Describing the retrenchments as "alarming", the ZCTU urged government to "speedily put in place mechanisms to rejuvenate the economy and arrest a potentially explosive situation".
That feeling is shared by the majority of Zimbabweans, and the foreboding thought that this could get worse is already torturous.
The postponement of the 2014 National Budget presentation, traditionally done in November, and the failure by government to fully pay civil servants promised bonuses last month, has heightened fears Zimbabwe might indeed be facing, to borrow from the ZCTU, "a potentially explosive situation".

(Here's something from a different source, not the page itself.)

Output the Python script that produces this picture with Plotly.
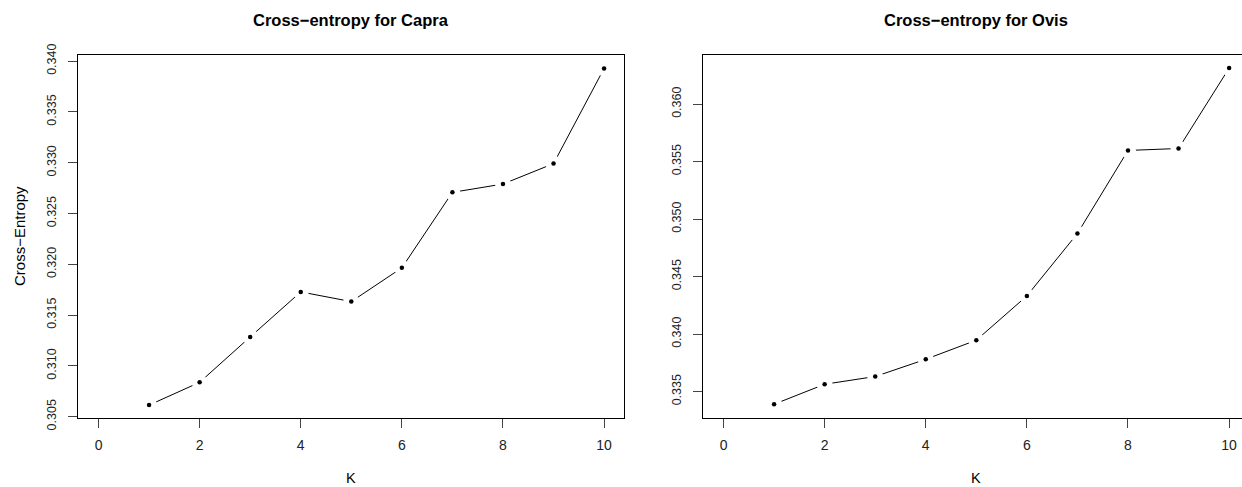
import plotly.graph_objects as go

# Cross-entropy per number of ancestral populations K
k_vals = [1, 2, 3, 4, 5, 6, 7, 8, 9, 10]
capra_ce = [0.30614, 0.30838, 0.31285, 0.31728, 0.31633, 0.31965, 0.32708, 0.32790, 0.32991, 0.33928]
ovis_ce = [0.33390, 0.33564, 0.33631, 0.33781, 0.33947, 0.34332, 0.34875, 0.35597, 0.35614, 0.36313]

x_ticks = [0, 2, 4, 6, 8, 10]
capra_yticks = [0.305, 0.310, 0.315, 0.320, 0.325, 0.330, 0.335, 0.340]
ovis_yticks = [0.335, 0.340, 0.345, 0.350, 0.355, 0.360]

NARROW = "Liberation Sans Narrow, Liberation Sans, Arial, sans-serif"
SANS = "Liberation Sans, Arial, sans-serif"
W, H = 1242, 487

fig = go.Figure()


def r_type_b(x, y, xa, ya):
    # R type="b": line, then white halo so segments stop short, then small dots
    fig.add_trace(go.Scatter(x=x, y=y, xaxis=xa, yaxis=ya, mode="lines",
                             line=dict(color="black", width=1), hoverinfo="skip"))
    fig.add_trace(go.Scatter(x=x, y=y, xaxis=xa, yaxis=ya, mode="markers",
                             marker=dict(color="white", size=16), hoverinfo="skip"))
    fig.add_trace(go.Scatter(x=x, y=y, xaxis=xa, yaxis=ya, mode="markers",
                             marker=dict(color="black", size=4.5), hoverinfo="x+y"))


r_type_b(k_vals, capra_ce, "x", "y")
r_type_b(k_vals, ovis_ce, "x2", "y2")

ydom = [1 - 417.7 / H, 1 - 55 / H]
axis_common = dict(
    showgrid=False, zeroline=False, showline=True, linecolor="black", linewidth=1,
    ticks="outside", ticklen=9, tickcolor="#444", tickwidth=1, automargin=False,
)
xfont = dict(family=SANS, size=14, color="#222")
yfont = dict(family=NARROW, size=12.5, color="#222")

fig.update_layout(
    width=W, height=H,
    margin=dict(l=0, r=0, t=0, b=0),
    plot_bgcolor="white", paper_bgcolor="white",
    showlegend=False,
    xaxis=dict(axis_common, domain=[78.3 / W, 624.3 / W], range=[-0.4, 10.4],
               tickvals=x_ticks, tickfont=xfont, ticklabelstandoff=5, mirror=True, anchor="y"),
    yaxis=dict(axis_common, domain=ydom, range=[0.3049, 0.3406], tickfont=yfont,
               ticklabelstandoff=7, tickvals=capra_yticks, tickformat=".3f", tickangle=-90,
               mirror=True, anchor="x"),
    xaxis2=dict(axis_common, domain=[703.3 / W, 1.0], range=[-0.4, 10.255],
                tickvals=x_ticks, tickfont=xfont, ticklabelstandoff=5, mirror=True, anchor="y2"),
    yaxis2=dict(axis_common, domain=ydom, range=[0.33273, 0.36427], tickfont=yfont,
                ticklabelstandoff=7, tickvals=ovis_yticks, tickformat=".3f", tickangle=-90,
                mirror=False, anchor="x2"),
)


# titles and axis labels, placed by pixel like the R device
def label(text, x, y, size=14, bold=False, angle=0):
    fig.add_annotation(
        text=f"<b>{text}</b>" if bold else text,
        x=x / W, y=1 - y / H, xref="paper", yref="paper",
        showarrow=False, textangle=angle,
        font=dict(family=SANS, size=size, color="black"),
        xanchor="center", yanchor="middle",
    )


label("Cross−entropy for Capra", 351, 20, size=16.5, bold=True)
label("Cross−entropy for Ovis", 976, 20, size=16.5, bold=True)
label("K", 351, 478, size=14.5)
label("K", 976, 478, size=14.5)
label("Cross−Entropy", 19, 236, size=15, angle=-90)

fig.write_html("out.html", config={"displayModeBar": False},
               post_script="document.body.style.margin='0';")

Things had slightly improved since political protagonists buried the hatchet and formed the inclusive government in 2009, ending political bickering that had worsened an economic crisis triggered by the expropriation of white-owned farmlands for redistribution to blacks just before 2000.
That inclusive government came to an end after July 31 elections that delivered a landslide victory to President Robert Mugabe's ZANU-PF, which now bears the exclusive burden of ensuring the economy does not drift back into a crisis.
The nation now hopes that through its Zimbabwe Agenda for Sustainable Socio-Economic Transformation document (Zim Asset), a blueprint created to shape the country's short-term economic revival, government will be able to take the country out of the danger zone.
President Mugabe's office has promised that it will take direct interest in the implementation of this economic revival project.
Perhaps that signifies the fact that the country's leadership is seized with ensuring the economy works again, and that jobs are created, rather than lost.
The ZANU-PF party conference, which kick offs in Chinhoyi this week, has anchored its theme around Zim Asset.
We hope deliberations at the ruling party's annual convention will focus on revival of the economy and focus on making sure government rebuilds this country as enunciated by the Zim Asset document.